If I'd have staked them properly and gotten rid of some of the leaves, they would be riper. However, I've already made spagetti sauce once, BLTs, and have 4 pounds of tomatoes in a one gallon freezer bag. I'd say that we are about two weeks in growth ahead of schedule. So how many plants did I put in?

Grocery Store tomatoes

Middle Earth

I had 4 - 5 of the grocery store unknown tomato which tastes like beefsteak and 3 to 4 blue Cherokees, see above. Some of them didn't survive transplant.

Brand new straw garden for tomatoes

Tomato Cage

Then the old seed experiment of black plum tomatoes went into straw. Interesting that. I got three different kinds of tomatoes from that experiment. One is a blue cherokee, another is a large cherry tomato which grows like those vine-ripened six packs from the store. My label for it was stupice but the leaves are wrong for stupice.

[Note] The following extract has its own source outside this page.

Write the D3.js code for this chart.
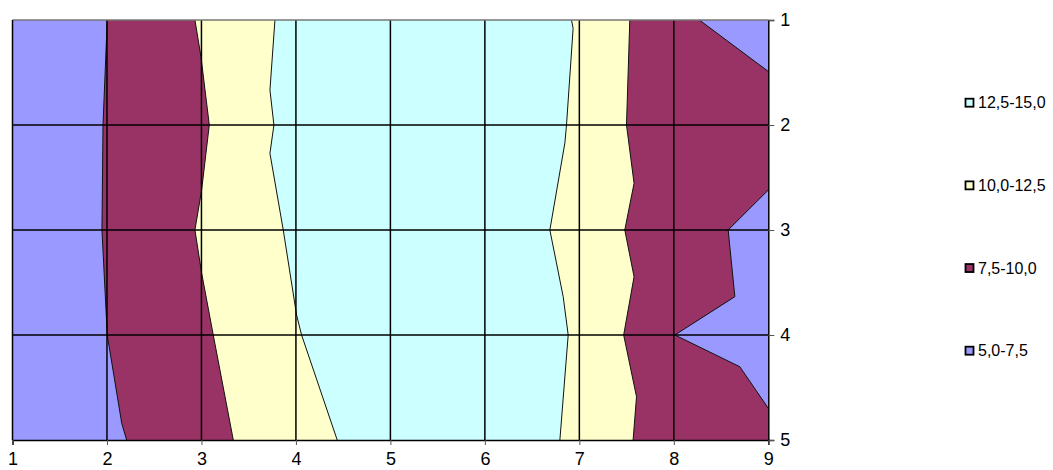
<!DOCTYPE html>
<html>
<head>
<meta charset="utf-8">
<script src="https://cdn.jsdelivr.net/npm/d3@7"></script>
<style>
  html, body { margin: 0; padding: 0; background: #fff; }
  svg { display: block; }
  text { font-family: "Liberation Sans", Arial, sans-serif; fill: #000; }
</style>
</head>
<body>
<svg id="chart" width="1053" height="470"></svg>
<script>
// ---- data ----
const xTicks = [1, 2, 3, 4, 5, 6, 7, 8, 9];
const yTicks = [1, 2, 3, 4, 5];
const bandLabels = ["12,5-15,0", "10,0-12,5", "7,5-10,0", "5,0-7,5"];
const bandColors = ["#CCFFFF", "#FFFFCC", "#993366", "#9999FF"];

// contour boundaries in data coordinates [x, y]
const contour75Left = [[2.003, 1], [1.958, 2], [1.947, 3], [2.003, 4], [2.156, 4.84], [2.208, 5]];
const contour75TopRight = [[8.27, 1], [9, 1.49]];
const contour75MidRight = [[9, 2.619], [8.575, 3], [8.646, 3.635], [8.011, 4], [8.698, 4.302], [9, 4.698]];
const contour10Left = [[2.931, 1], [2.995, 1.35], [3.083, 2], [3.002, 2.62], [2.931, 3], [3.002, 3.41], [3.125, 4], [3.337, 5]];
const contour10Right = [[7.534, 1], [7.499, 2], [7.579, 2.555], [7.481, 3], [7.579, 3.445], [7.469, 4], [7.605, 4.588], [7.569, 5]];
const contour125Left = [[3.778, 1], [3.725, 1.667], [3.767, 2], [3.725, 2.27], [3.866, 3], [4.007, 3.81], [4.06, 4], [4.437, 5]];
const contour125Right = [[6.917, 1], [6.934, 1.08], [6.864, 2], [6.847, 2.17], [6.688, 3], [6.829, 3.635], [6.882, 4], [6.794, 5]];

// ---- drawing ----
const svg = d3.select("#chart");
const x = d3.scaleLinear().domain([1, 9]).range([12.5, 768.3]);
const y = d3.scaleLinear().domain([1, 5]).range([20, 440]);
const line = d3.line().x(d => x(d[0])).y(d => y(d[1]));
const rev = a => a.slice().reverse();

const xMin = xTicks[0], xMax = xTicks[xTicks.length - 1];
const yMin = yTicks[0], yMax = yTicks[yTicks.length - 1];

// lowest band fills the whole plot
const full = [[xMin, yMin], [xMax, yMin], [xMax, yMax], [xMin, yMax]];
const region75 = contour75Left.concat([[xMax, yMax]], rev(contour75MidRight), rev(contour75TopRight));
const region10 = contour10Left.concat(rev(contour10Right));
const region125 = contour125Left.concat(rev(contour125Right));

const regions = [
  { pts: full, color: bandColors[3] },
  { pts: region75, color: bandColors[2] },
  { pts: region10, color: bandColors[1] },
  { pts: region125, color: bandColors[0] }
];
svg.append("g").selectAll("path").data(regions).join("path")
  .attr("d", d => line(d.pts) + "Z")
  .attr("fill", d => d.color)
  .attr("stroke", "none");

// contour lines
const contours = [contour75Left, contour75TopRight, contour75MidRight, contour10Left, contour10Right, contour125Left, contour125Right];
svg.append("g").selectAll("path").data(contours).join("path")
  .attr("d", d => line(d))
  .attr("fill", "none")
  .attr("stroke", "#111")
  .attr("stroke-width", 1);

// gridlines
const grid = svg.append("g").attr("stroke", "#000").attr("stroke-width", 1.5);
grid.selectAll("line.v").data(xTicks.slice(1, -1)).join("line")
  .attr("x1", d => x(d)).attr("x2", d => x(d)).attr("y1", y(yMin)).attr("y2", y(yMax));
grid.selectAll("line.h").data(yTicks.slice(1, -1)).join("line")
  .attr("x1", x(xMin)).attr("x2", x(xMax)).attr("y1", d => y(d)).attr("y2", d => y(d));

// frame
svg.append("line").attr("x1", x(xMin)).attr("x2", x(xMax)).attr("y1", y(yMin)).attr("y2", y(yMin))
  .attr("stroke", "#777").attr("stroke-width", 1.5);
svg.append("line").attr("x1", x(xMin)).attr("x2", x(xMin)).attr("y1", y(yMin)).attr("y2", y(yMax))
  .attr("stroke", "#000").attr("stroke-width", 1.5);

// bottom axis
const xAxis = d3.axisBottom(x).tickValues(xTicks).tickFormat(d3.format("d")).tickSize(5).tickPadding(7);
const gx = svg.append("g").attr("transform", `translate(0,${y(yMax)})`).call(xAxis);
gx.select(".domain").attr("stroke", "#000").attr("stroke-width", 1.5);
gx.selectAll(".tick line").attr("stroke", "#555");
gx.selectAll("text").attr("font-size", 18).attr("font-family", "Liberation Sans, Arial, sans-serif");

// right axis
const yAxis = d3.axisRight(y).tickValues(yTicks).tickFormat(d3.format("d")).tickSize(6).tickPadding(6);
const gy = svg.append("g").attr("transform", `translate(${x(xMax)},0)`).call(yAxis);
gy.select(".domain").attr("stroke", "#000").attr("stroke-width", 1.5);
gy.selectAll(".tick line").attr("stroke", "#555");
gy.selectAll("text").attr("font-size", 18).attr("font-family", "Liberation Sans, Arial, sans-serif");

// legend
const legendY = d3.scalePoint().domain(bandLabels).range([102.7, 350.7]);
const lg = svg.append("g").selectAll("g").data(bandLabels).join("g")
  .attr("transform", d => `translate(965,${legendY(d)})`);
lg.append("rect").attr("x", 0.5).attr("y", -4).attr("width", 8).attr("height", 8)
  .attr("fill", (d, i) => bandColors[i]).attr("stroke", "#000").attr("stroke-width", 1.8);
lg.append("text").attr("x", 13).attr("y", 0).attr("dy", "0.35em")
  .attr("font-size", 16).text(d => d);
</script>
</body>
</html>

Going back to the literature, I should plant 6 juice/sauce varieties per adult in the house and 2 each for drying tomatoes like the black plum. Also 2 each of sandwich tomato varieties. So 18 juicies and 6 drying tomatoes in total. Volunteers, we did get a large cherry in the compost pile and a weird bunch in the front yard. I staked them. They tipped over and are sprawled all over. Not sure what they'll yield as they are in shade. And also in our path, getting stepped on.

The year won't be over until you see me posting a giant bowl of green tomatoes. I'll have final weights at that time. Currently it's hitting 90° daily and there has been no rain.